Hyperparameter Tuning: It helps in selecting the best combination of hyperparameters (e.g., the number of neighbors in K-Nearest Neighbors, the learning rate in Gradient Boosting, or the regularization strength) that yield the best performance.

The Process of Model Selection with Cross-Validation

Here's a step-by-step breakdown of how cross-validation is typically applied for model selection:

Define Candidate Models/Hyperparameters:
- Identify the different machine learning algorithms you want to compare (e.g., Decision Tree, Support Vector Machine).
- For each algorithm, determine a range of hyperparameters you want to test (e.g., for a Decision Tree, explore different max_depth values).
Split Data into Folds:
- The entire dataset is divided into k equally sized, non-overlapping subsets or "folds."
- The most common method is k-fold cross-validation, where k is typically 5 or 10.
Iterate Through Folds:
- For each of the k iterations (or "folds"):
  - One fold is designated as the validation/test set.
  - The remaining k-1 folds are combined to form the training set.
  - The candidate model (with a specific set of hyperparameters) is trained on this training set.
  - The trained model's performance is evaluated on the validation/test set using a chosen metric (e.g., accuracy, precision, recall, F1-score, RMSE, AUC).
Aggregate Performance Metrics:
- After k iterations, you will have k performance scores for each candidate model/hyperparameter set.
- These scores are then averaged (e.g., mean accuracy) to get a single, robust performance estimate for that model configuration. The standard deviation can also be calculated to understand the variability of the performance.
Select the Best Model/Hyperparameters:
- The model or hyperparameter set that yields the best average performance across all folds is selected as the optimal choice.
- This selected model is then typically re-trained on the entire available dataset to build the final production model.

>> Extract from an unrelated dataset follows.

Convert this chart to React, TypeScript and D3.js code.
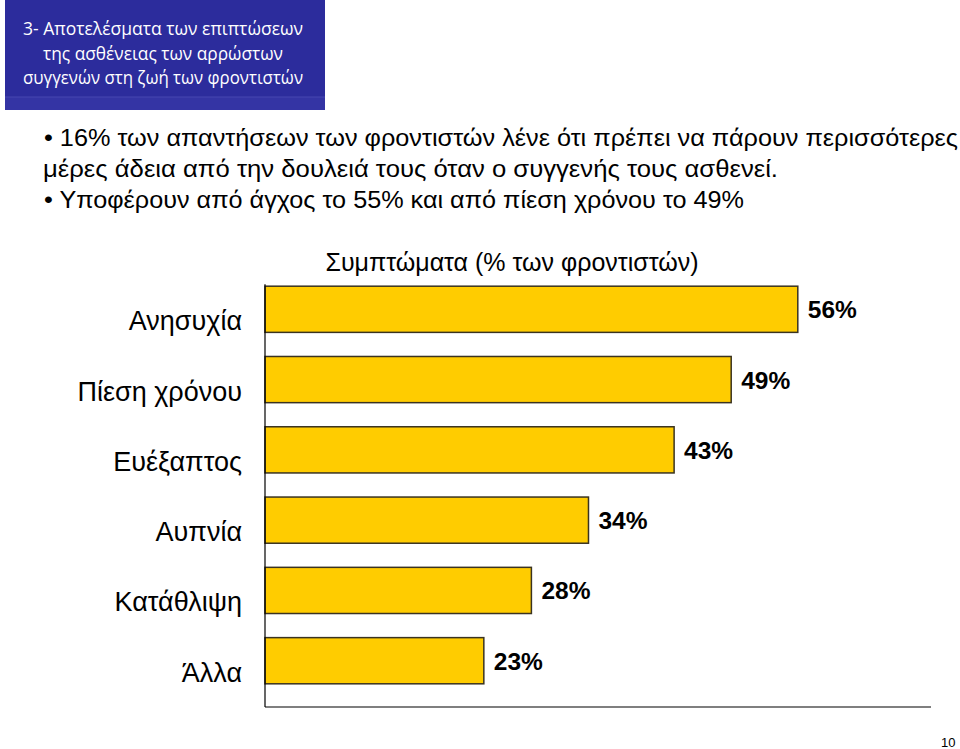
import React from "react";
import * as d3 from "d3";

const categories = ["Ανησυχία", "Πίεση χρόνου", "Ευέξαπτος", "Αυπνία", "Κατάθλιψη", "Άλλα"];
const values = [56, 49, 43, 34, 28, 23];
const valueLabels = ["56%", "49%", "43%", "34%", "28%", "23%"];
const titleLines = [
  "3- Αποτελέσματα των επιπτώσεων",
  "της ασθένειας των αρρώστων",
  "συγγενών στη ζωή των φροντιστών",
];
const bulletLines = [
  "• 16% των απαντήσεων των φροντιστών λένε ότι πρέπει να πάρουν περισσότερες",
  "μέρες άδεια από την δουλειά τους όταν ο συγγενής τους ασθενεί.",
  "• Υποφέρουν από άγχος το 55% και από πίεση χρόνου το 49%",
];
const chartTitle = "Συμπτώματα  (% των φροντιστών)";

export default function App() {
  const W = 960, H = 749;
  const x = d3.scaleLinear().domain([0, 70]).range([265, 931]);
  const y = d3.scaleBand<string>().domain(categories).range([263, 707]).paddingInner(0.343).paddingOuter(0.33);
  const arial = "'Liberation Sans', Arial, sans-serif";
  const titleWidths = [280, 240, 280];
  const bulletWidths = [914, 735, 700];
  return (
    <svg width={W} height={H} style={{ position: "absolute", left: 0, top: 0, background: "#fff" }}>
      {/* title box */}
      <rect x={5} y={0} width={320} height={110} fill="#2C2C9C" />
      <rect x={5} y={97} width={320} height={13} fill="#3434A4" />
      <line x1={5} x2={325} y1={97} y2={97} stroke="#4646B0" strokeWidth={1} />
      {titleLines.map((t, i) => (
        <text key={i} x={163} y={35 + i * 24.5} textAnchor="middle" fill="#fff"
          fontFamily="'Open Sans', sans-serif" fontSize={19}
          textLength={titleWidths[i]} lengthAdjust="spacingAndGlyphs">{t}</text>
      ))}
      {/* bullets */}
      {bulletLines.map((t, i) => (
        <text key={i} x={i === 1 ? 43 : 44} y={146 + i * 31} fill="#000" fontFamily={arial} fontSize={24}
          textLength={bulletWidths[i]} lengthAdjust="spacingAndGlyphs">{t}</text>
      ))}
      {/* chart title */}
      <text x={512} y={271} textAnchor="middle" fontFamily={arial} fontSize={25} fill="#000">{chartTitle}</text>
      {/* bars */}
      {categories.map((c, i) => {
        const y0 = y(c)!;
        const bh = y.bandwidth();
        return (
          <g key={c}>
            <rect x={x(0)} y={y0} width={x(values[i]) - x(0)} height={bh}
              fill="#FFCC00" stroke="#3A3320" strokeWidth={1.5} />
            <text x={x(values[i]) + 10} y={y0 + bh / 2 + 9} fontFamily={arial} fontWeight="bold"
              fontSize={24.5} fill="#000">{valueLabels[i]}</text>
            <text x={242} y={y0 + bh / 2 + 21} textAnchor="end" fontFamily={arial} fontSize={27}
              fill="#000">{c}</text>
          </g>
        );
      })}
      {/* axes */}
      <line x1={x(0)} x2={x(0)} y1={y(categories[0])! - 2} y2={707} stroke="#000" strokeWidth={1.2} />
      <line x1={x(0)} x2={x(70)} y1={707} y2={707} stroke="#000" strokeWidth={1.2} />
      <text x={941} y={747} fontFamily={arial} fontSize={13} fill="#000">10</text>
    </svg>
  );
}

Practical Example: Choosing the Best `k` for K-Nearest Neighbors (KNN)

Let's say you want to use the KNN algorithm and need to decide the optimal number of neighbors (k).

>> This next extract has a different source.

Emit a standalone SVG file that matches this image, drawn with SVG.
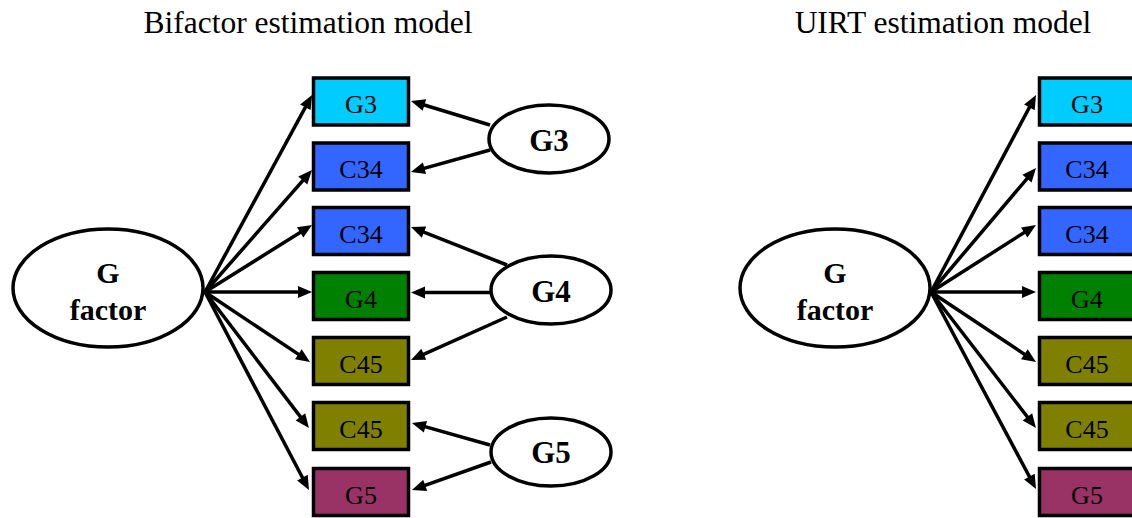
<svg xmlns="http://www.w3.org/2000/svg" width="1132" height="518" viewBox="0 0 1132 518">
<style>
.title{font-family:"Liberation Serif","Times New Roman",serif;font-size:31.5px;fill:#000;text-anchor:middle}
.box{stroke:#000;stroke-width:3.5}
.btxt{font-family:"Liberation Serif","Times New Roman",serif;font-size:26px;fill:#000;text-anchor:middle}
.ell{fill:#fff;stroke:#000;stroke-width:3.5}
.etxt{font-family:"Liberation Serif","Times New Roman",serif;font-size:31px;font-weight:bold;fill:#000;text-anchor:middle}
.gtxt{font-family:"Liberation Serif","Times New Roman",serif;font-size:30px;font-weight:bold;fill:#000;text-anchor:middle}
.arr{stroke:#000;stroke-width:3.5;fill:none;marker-end:url(#ah)}
.g3{fill:#00CCFF}.c34{fill:#3366FF}.g4{fill:#008000}.c45{fill:#808000}.g5{fill:#993366}
</style>
<defs>
<marker id="ah" markerUnits="userSpaceOnUse" markerWidth="16" markerHeight="14" refX="7" refY="6" orient="auto" viewBox="0 0 16 14" overflow="visible">
<path d="M0,0 L14,6 L0,12 z" fill="#000"/>
</marker>
</defs>
<text class="title" x="308" y="33">Bifactor estimation model</text>
<text class="title" x="943" y="33">UIRT estimation model</text>
<g id="connectors">
<line class="arr" x1="205" y1="292" x2="308.7" y2="101.1"/>
<line class="arr" x1="205" y1="292" x2="307.4" y2="175.3"/>
<line class="arr" x1="205" y1="292" x2="306.1" y2="228.7"/>
<line class="arr" x1="205" y1="292" x2="305" y2="292"/>
<line class="arr" x1="205" y1="292" x2="304.2" y2="358.1"/>
<line class="arr" x1="205" y1="292" x2="304.7" y2="422.4"/>
<line class="arr" x1="205" y1="292" x2="305.7" y2="483.8"/>
<line class="arr" x1="490" y1="125" x2="417.7" y2="103"/>
<line class="arr" x1="490" y1="150" x2="417.7" y2="170.1"/>
<line class="arr" x1="507" y1="265" x2="417.5" y2="229.6"/>
<line class="arr" x1="492" y1="292.5" x2="418" y2="292.5"/>
<line class="arr" x1="507" y1="317" x2="417.4" y2="357.1"/>
<line class="arr" x1="490" y1="445" x2="418.7" y2="424.9"/>
<line class="arr" x1="491" y1="462" x2="418.6" y2="487.7"/>
<line class="arr" x1="931" y1="292" x2="1032.7" y2="101.2"/>
<line class="arr" x1="931" y1="292" x2="1031.5" y2="173.3"/>
<line class="arr" x1="931" y1="292" x2="1030.1" y2="228.8"/>
<line class="arr" x1="931" y1="292" x2="1029" y2="292"/>
<line class="arr" x1="931" y1="292" x2="1030.2" y2="358.1"/>
<line class="arr" x1="931" y1="292" x2="1031.7" y2="422.5"/>
<line class="arr" x1="931" y1="292" x2="1032.7" y2="482.8"/>
</g>
<g id="L-gfactor"><ellipse class="ell" cx="108" cy="288" rx="95" ry="59"/><text class="gtxt" x="108" y="283">G</text><text class="gtxt" x="108" y="320">factor</text></g>
<g id="L-G3-latent"><ellipse class="ell" cx="549" cy="139" rx="60" ry="34"/><text class="etxt" x="549" y="151">G3</text></g>
<g id="L-G4-latent"><ellipse class="ell" cx="551" cy="290" rx="60" ry="34"/><text class="etxt" x="551" y="302">G4</text></g>
<g id="L-G5-latent"><ellipse class="ell" cx="551" cy="452" rx="60" ry="34"/><text class="etxt" x="551" y="463">G5</text></g>
<g id="L-box1"><rect class="box g3" x="313.5" y="78" width="95" height="47"/><text class="btxt" x="361" y="113">G3</text></g>
<g id="L-box2"><rect class="box c34" x="313.5" y="143" width="95" height="47"/><text class="btxt" x="361" y="178">C34</text></g>
<g id="L-box3"><rect class="box c34" x="313.5" y="207.5" width="95" height="47"/><text class="btxt" x="361" y="242.5">C34</text></g>
<g id="L-box4"><rect class="box g4" x="313.5" y="272.5" width="95" height="47"/><text class="btxt" x="361" y="307.5">G4</text></g>
<g id="L-box5"><rect class="box c45" x="313.5" y="337.5" width="95" height="47"/><text class="btxt" x="361" y="372.5">C45</text></g>
<g id="L-box6"><rect class="box c45" x="313.5" y="402.5" width="95" height="47"/><text class="btxt" x="361" y="437.5">C45</text></g>
<g id="L-box7"><rect class="box g5" x="313.5" y="468.5" width="95" height="47"/><text class="btxt" x="361" y="503.5">G5</text></g>
<g id="R-gfactor"><ellipse class="ell" cx="835" cy="288" rx="95" ry="59"/><text class="gtxt" x="835" y="283">G</text><text class="gtxt" x="835" y="320">factor</text></g>
<g id="R-box1"><rect class="box g3" x="1039.5" y="78" width="95" height="47"/><text class="btxt" x="1087" y="113">G3</text></g>
<g id="R-box2"><rect class="box c34" x="1039.5" y="143" width="95" height="47"/><text class="btxt" x="1087" y="178">C34</text></g>
<g id="R-box3"><rect class="box c34" x="1039.5" y="207.5" width="95" height="47"/><text class="btxt" x="1087" y="242.5">C34</text></g>
<g id="R-box4"><rect class="box g4" x="1039.5" y="272.5" width="95" height="47"/><text class="btxt" x="1087" y="307.5">G4</text></g>
<g id="R-box5"><rect class="box c45" x="1039.5" y="337.5" width="95" height="47"/><text class="btxt" x="1087" y="372.5">C45</text></g>
<g id="R-box6"><rect class="box c45" x="1039.5" y="402.5" width="95" height="47"/><text class="btxt" x="1087" y="437.5">C45</text></g>
<g id="R-box7"><rect class="box g5" x="1039.5" y="468.5" width="95" height="47"/><text class="btxt" x="1087" y="503.5">G5</text></g>
</svg>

Iteration (Fold)	Training Data	Validation Data	KNN Performance (e.g., Accuracy)
Fold 1	Folds 2,3,4,5	Fold 1	0.88
Fold 2	Folds 1,3,4,5	Fold 2	0.87
Fold 3	Folds 1,2,4,5	Fold 3	0.89
Fold 4	Folds 1,2,3,5	Fold 4	0.86
Fold 5	Folds 1,2,3,4	Fold 5	0.88

If this table represents the performance for k=3 in KNN using 5-fold cross-validation, the average accuracy would be (0.88+0.87+0.89+0.86+0.88)/5 = 0.876. You would repeat this entire process for other k values (e.g., k=5, k=7) and then compare the average accuracies to pick the k that performed best.

Benefits of Cross-Validation for Model Selection

Reduced Variance: Provides a more stable and reliable estimate of model performance than a single train-test split, as it uses all data for both training and validation across different iterations.
Better Generalization: Helps in selecting models that are more likely to perform well on new, unseen data by reducing the risk of overfitting to a specific train-test split.
Efficient Data Usage: Makes maximum use of the available data by ensuring every data point is used for validation exactly once, and for training multiple times.

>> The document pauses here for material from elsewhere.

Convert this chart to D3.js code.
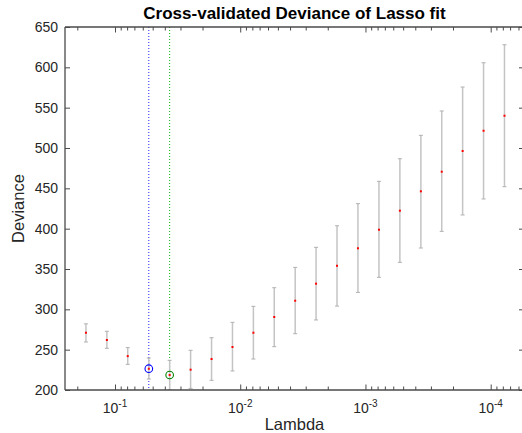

Common Types of Cross-Validation

While k-fold is the most prevalent, other types include:

Leave-One-Out Cross-Validation (LOOCV): A special case of k-fold where k equals the number of data points. Each data point serves as a test set once. It's computationally expensive but provides a nearly unbiased estimate.
Stratified k-Fold Cross-Validation: Ensures that each fold has approximately the same percentage of samples of each target class as the complete set, which is crucial for imbalanced datasets.
Time Series Cross-Validation: Specific methods for time-series data that maintain the temporal order, often involving expanding windows or rolling forecasts.

By employing cross-validation, practitioners can make informed decisions about which model or set of hyperparameters will deliver the most robust and accurate predictions in real-world scenarios.